For Starpoint Director of Special Education, Brian Farrell, education is a lifelong journey. For much of his adult life that journey has led him up his own family tree. A journey that set sail on a ship named The Chicago, built in 1901 in the old Buffalo Drydocks, which operated next door to where Riverworks is today. A ship that his great grandfather Patrick Farrell captained 28 years later, with a crew of 31 fellow Buffalonians

"He sailed out of Duluth, Minnesota on October 21 with beautiful calm sky sunny days," Farrell said.

The sunny skies quickly darkened. The clouds grew heavy and the waters of Lake Superior grew angry, and as The Chicago passed Devil's Island, Farrell says, "that's when he was sailing right into Hell." 
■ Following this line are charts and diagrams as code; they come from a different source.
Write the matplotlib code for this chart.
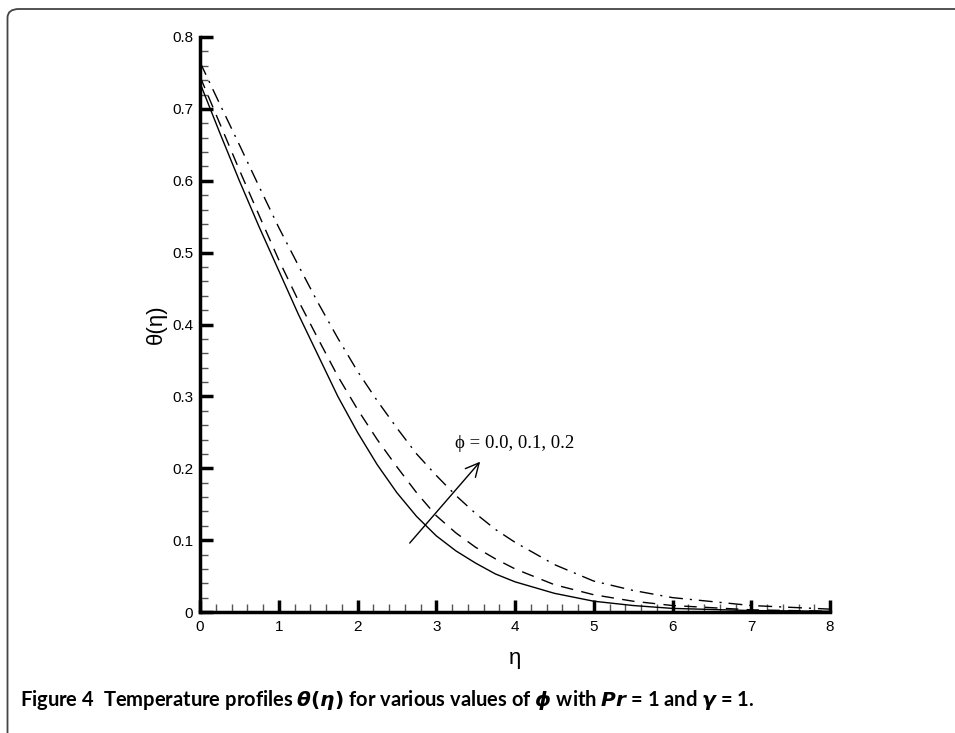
import matplotlib.pyplot as plt
from matplotlib.patches import FancyBboxPatch
from matplotlib.ticker import MultipleLocator

# eta grid and theta profiles
eta = [0, 0.25, 0.5, 0.75, 1, 1.25, 1.5, 1.75, 2, 2.25, 2.5, 2.75, 3, 3.25, 3.5, 3.75, 4, 4.5, 5, 5.5, 6, 7, 8]
theta_00 = [0.736, 0.667, 0.600, 0.536, 0.475, 0.414, 0.357, 0.300, 0.250, 0.205, 0.166, 0.133, 0.106, 0.085, 0.068,
	0.053, 0.042, 0.026, 0.015, 0.009, 0.005, 0.002, 0.001]
theta_01 = [0.745, 0.680, 0.615, 0.552, 0.490, 0.433, 0.380, 0.328, 0.282, 0.240, 0.202, 0.166, 0.134, 0.110, 0.090,
	0.074, 0.060, 0.038, 0.024, 0.015, 0.009, 0.003, 0.001]
theta_02 = [0.765, 0.707, 0.650, 0.592, 0.535, 0.482, 0.430, 0.381, 0.335, 0.294, 0.256, 0.220, 0.190, 0.162, 0.137,
	0.115, 0.097, 0.066, 0.043, 0.030, 0.020, 0.009, 0.004]

x_ticks = [0, 1, 2, 3, 4, 5, 6, 7, 8]
y_ticks = [0, 0.1, 0.2, 0.3, 0.4, 0.5, 0.6, 0.7, 0.8]
y_ticklabels = ['0', '0.1', '0.2', '0.3', '0.4', '0.5', '0.6', '0.7', '0.8']

plt.rcParams['font.family'] = ['Liberation Sans', 'DejaVu Sans']
plt.rcParams['mathtext.fontset'] = 'dejavusans'

fig = plt.figure(figsize=(9.55, 7.33), dpi=100)
ax = fig.add_axes([200 / 955, 1 - 612 / 733, 630 / 955, 575 / 733])

ax.plot(eta, theta_00, color='black', lw=1.0, ls='-')
ax.plot(eta, theta_01, color='black', lw=1.0, ls=(0, (9, 6)))
ax.plot(eta, theta_02, color='black', lw=1.0, ls=(0, (10, 5, 1.5, 5)))

ax.set_xlim(0, 8)
ax.set_ylim(0, 0.8)
ax.set_xticks(x_ticks)
ax.set_xticklabels([str(t) for t in x_ticks])
ax.set_yticks(y_ticks)
ax.set_yticklabels(y_ticklabels)
ax.xaxis.set_minor_locator(MultipleLocator(0.2))
ax.yaxis.set_minor_locator(MultipleLocator(0.02))
ax.tick_params(which='major', direction='in', length=9, width=2.5, labelsize=11)
ax.tick_params(axis='x', which='major', pad=6)
ax.tick_params(axis='y', which='major', pad=5)
ax.tick_params(which='minor', direction='in', length=6, width=1, color='#555555')
for s in ['top', 'right']:
	ax.spines[s].set_visible(False)
for s in ['left', 'bottom']:
	ax.spines[s].set_linewidth(2.5)

ax.set_xlabel('η', fontsize=16, labelpad=10)
ax.set_ylabel('θ(η)', fontsize=16, labelpad=4)

ax.annotate('', xy=(3.58, 0.212), xytext=(2.64, 0.093),
	arrowprops=dict(arrowstyle='->', color='black', lw=1.0, mutation_scale=24))
ax.text(3.24, 0.228, 'ϕ = 0.0, 0.1, 0.2', family=['Liberation Serif', 'DejaVu Serif'], fontsize=13.5)

# caption
fig.text(20 / 955, 1 - 706 / 733,
	'Figure 4  Temperature profiles $\\boldsymbol{\\theta(\\eta)}$ for various values of $\\boldsymbol{\\phi}$ '
	'with $\\boldsymbol{Pr}$ = 1 and $\\boldsymbol{\\gamma}$ = 1.',
	family=['Lato', 'DejaVu Sans'], fontweight='bold', fontsize=14.5, va='baseline')

# rounded frame
frame = FancyBboxPatch((7.5 / 955, -20 / 733), 1.1, (733 - 9 + 20) / 733,
	boxstyle='round,pad=0,rounding_size=0.012', transform=fig.transFigure,
	fill=False, edgecolor='#444444', lw=1.3, clip_on=False)
fig.patches.append(frame)

fig.savefig('out.png', dpi=100)
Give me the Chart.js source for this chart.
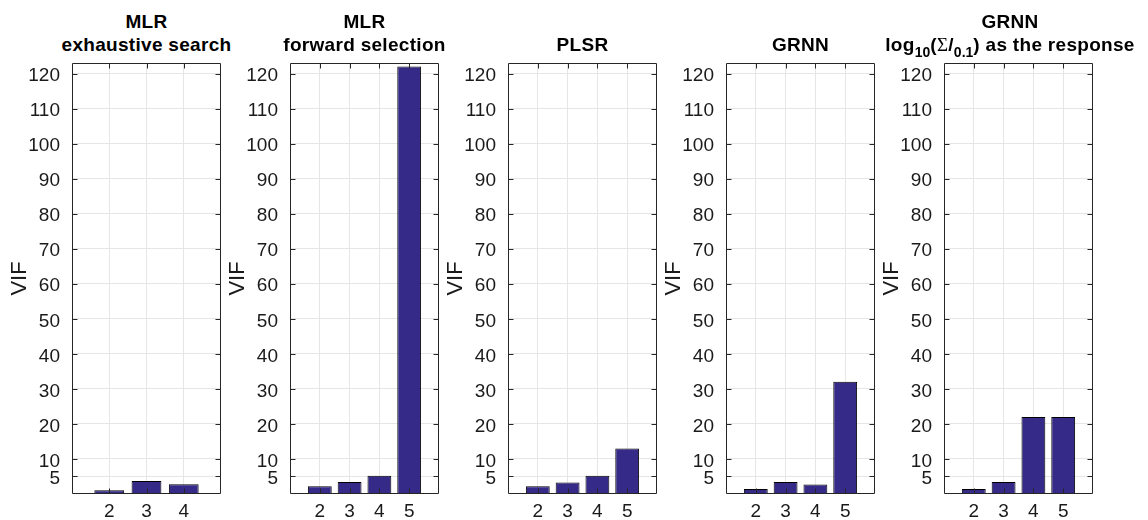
<!DOCTYPE html>
<html>
<head>
<meta charset="utf-8">
<script src="https://cdn.jsdelivr.net/npm/chart.js@4"></script>
<style>
body { margin: 0; background: #fff; width: 1148px; height: 520px; position: relative; overflow: hidden; font-family: 'Liberation Sans', Arial, sans-serif; }
canvas { position: absolute; top: 0; }
.ttl { position: absolute; top: 10px; width: 300px; text-align: center; font-weight: bold; font-size: 19px; line-height: 23px; color: #000; letter-spacing: 0.3px; white-space: nowrap; }
.ttl sub { font-size: 14px; vertical-align: baseline; position: relative; top: 6px; letter-spacing: 0; }
.ttl .sig { font-family: 'Liberation Serif', serif; font-weight: normal; }
</style>
</head>
<body>
<div id="wrap"></div>
<script>
// Datos de cada panel
const catsMLRExh = [2, 3, 4];
const vifMLRExh = [1.1, 3.7, 2.8];
const catsMLRFwd = [2, 3, 4, 5];
const vifMLRFwd = [2.2, 3.4, 5.2, 122.0];
const catsPLSR = [2, 3, 4, 5];
const vifPLSR = [2.2, 3.3, 5.2, 13.0];
const catsGRNN = [2, 3, 4, 5];
const vifGRNN = [1.4, 3.4, 2.7, 32.0];
const catsGRNNLog = [2, 3, 4, 5];
const vifGRNNLog = [1.4, 3.4, 22.0, 22.0];
const yTicks = [5, 10, 20, 30, 40, 50, 60, 70, 80, 90, 100, 110, 120];
const yMax = 123;

const titles = [
    'MLR<br>exhaustive search',
    'MLR<br>forward selection',
    '<br>PLSR',
    '<br>GRNN',
    'GRNN<br>log<sub>10</sub>(<span class="sig">Σ</span>/<sub>0.1</sub>) as the response'
];

const panels = [
    { cats: catsMLRExh, vals: vifMLRExh },
    { cats: catsMLRFwd, vals: vifMLRFwd },
    { cats: catsPLSR, vals: vifPLSR },
    { cats: catsGRNN, vals: vifGRNN },
    { cats: catsGRNNLog, vals: vifGRNNLog }
];

const axisLeft = [72, 290, 508, 726, 944];
const axisW = 149;
const yAxisW = 72;
const padRight = 7;
const titleCenter = [146.5, 364.5, 582.5, 800.5, 1010];

const textColor = '#1a1a1a';
const barColor = '#352a87';
const gridColor = '#e6e6e6';
const fontFam = "'Liberation Sans', Arial, sans-serif";
const tickFont = { family: fontFam, size: 19 };

Chart.defaults.font.family = fontFam;
Chart.defaults.font.size = 19;
Chart.defaults.color = textColor;

// Marco y marcas hacia dentro (estilo MATLAB)
const boxPlugin = {
    id: 'boxTicks',
    afterDatasetsDraw(chart) {
        const { ctx, chartArea: a, scales: { x, y } } = chart;
        const tl = 5;
        ctx.save();
        ctx.strokeStyle = '#262626';
        ctx.lineWidth = 1;
        ctx.beginPath();
        const L = a.left + 0.5, R = a.right - 0.5, T = a.top + 0.5, B = a.bottom - 0.5;
        x.ticks.forEach(t => {
            const px = Math.round(x.getPixelForValue(t.value)) + 0.5;
            ctx.moveTo(px, B); ctx.lineTo(px, B - tl);
            ctx.moveTo(px, T); ctx.lineTo(px, T + tl);
        });
        y.ticks.forEach(t => {
            const py = Math.round(y.getPixelForValue(t.value)) + 0.5;
            ctx.moveTo(L, py); ctx.lineTo(L + tl, py);
            ctx.moveTo(R, py); ctx.lineTo(R - tl, py);
        });
        ctx.rect(L, T, R - L, B - T);
        ctx.stroke();
        ctx.restore();
    }
};

const wrap = document.getElementById('wrap');

panels.forEach((p, i) => {
    const t = document.createElement('div');
    t.className = 'ttl';
    t.style.left = (titleCenter[i] - 150) + 'px';
    t.innerHTML = titles[i];
    wrap.appendChild(t);

    const cv = document.createElement('canvas');
    const w = yAxisW + axisW + padRight;
    cv.width = w; cv.height = 520;
    cv.style.width = w + 'px'; cv.style.height = '520px';
    cv.style.left = (axisLeft[i] - yAxisW) + 'px';
    wrap.appendChild(cv);

    new Chart(cv, {
        type: 'bar',
        data: {
            datasets: [{
                data: p.cats.map((c, k) => ({ x: c, y: p.vals[k] })),
                backgroundColor: barColor,
                borderColor: '#000',
                borderWidth: 1,
                barPercentage: 0.8,
                categoryPercentage: 1.0
            }]
        },
        options: {
            responsive: false,
            animation: false,
            devicePixelRatio: 1,
            layout: { padding: { top: 63, right: padRight, left: 0, bottom: 0 } },
            plugins: { legend: { display: false }, tooltip: { enabled: false } },
            scales: {
                x: {
                    type: 'linear',
                    min: p.cats[0] - 1,
                    max: p.cats[p.cats.length - 1] + 1,
                    offset: false,
                    afterBuildTicks: s => { s.ticks = p.cats.map(v => ({ value: v })); },
                    afterFit: s => { s.height = 26; },
                    grid: { color: gridColor, drawTicks: false, offset: false },
                    border: { display: false },
                    ticks: { color: textColor, padding: 6, maxRotation: 0, font: tickFont }
                },
                y: {
                    min: 0,
                    max: yMax,
                    afterBuildTicks: s => { s.ticks = yTicks.map(v => ({ value: v })); },
                    afterFit: s => { s.width = yAxisW; },
                    grid: { color: gridColor, drawTicks: false },
                    border: { display: false },
                    ticks: { color: textColor, padding: 12, labelOffset: 2.5, font: tickFont },
                    title: {
                        display: true,
                        text: 'VIF',
                        color: textColor,
                        padding: { top: 7, bottom: 0 },
                        font: { family: fontFam, size: 22 }
                    }
                }
            }
        },
        plugins: [boxPlugin]
    });
});
</script>
</body>
</html>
Hell, in the form of a storm that swept across the Great Lakes. A tempest that whipped the waters into a frenzy with 50 mile an hour gales and 10 to 15 foot waves. They spent two days out in the middle of the lake slowly going in and out of waves. 

Farrell says, "blizzard conditions started and then started to snow and ice was forming on the ship."

The ship was pushed off course. Thinking they were headed towards Whitefish Bay to get to Sault Ste Marie, they actually wound up on the rocks on the western shores of Michipicoten Island. The beached ship was eventually swallowed by the torrid waters. The crew was stranded on the island for three days. 

The story of the stranded sailors overtook headlines around the world; "Shipwrecked Sailors May Die in Storm" reads one. "Sailors Face Starvation on Desolate Isle" reads another. The Buffalo Courier Express reported "32 Buffalo Sailors Face Death," but included an optimistic quote from the wife of the skipper, Farrell's great-grandmother. 

"She felt very confident that they would survive based on how large and strong they were," Farrell said.

Soon enough, as the headlines read, she was proven right, as all 32 men were rescued, unharmed. 

"Researching this has been like being a detective that's what I love about history. Looking through those primary sources and finding bits in pieces and it leads you to another piece of the story," Farrell said.

He was even able to track down a scuba diver named Ken Merriman, who had shot underwater video of the wreck of the Chicago, as she sits on the floor of Superior today. 

"I sat down and I was overwhelmed by it, emotional. I was able to pull up and there it was," Farrell said.

Farrell just wishes that his father, for whom he bought a brick at Canalside celebrating "the son of a son of a sailor," would have had the chance to see the video. A video, and a family story of heroics and survival, that he will now pass along to his children.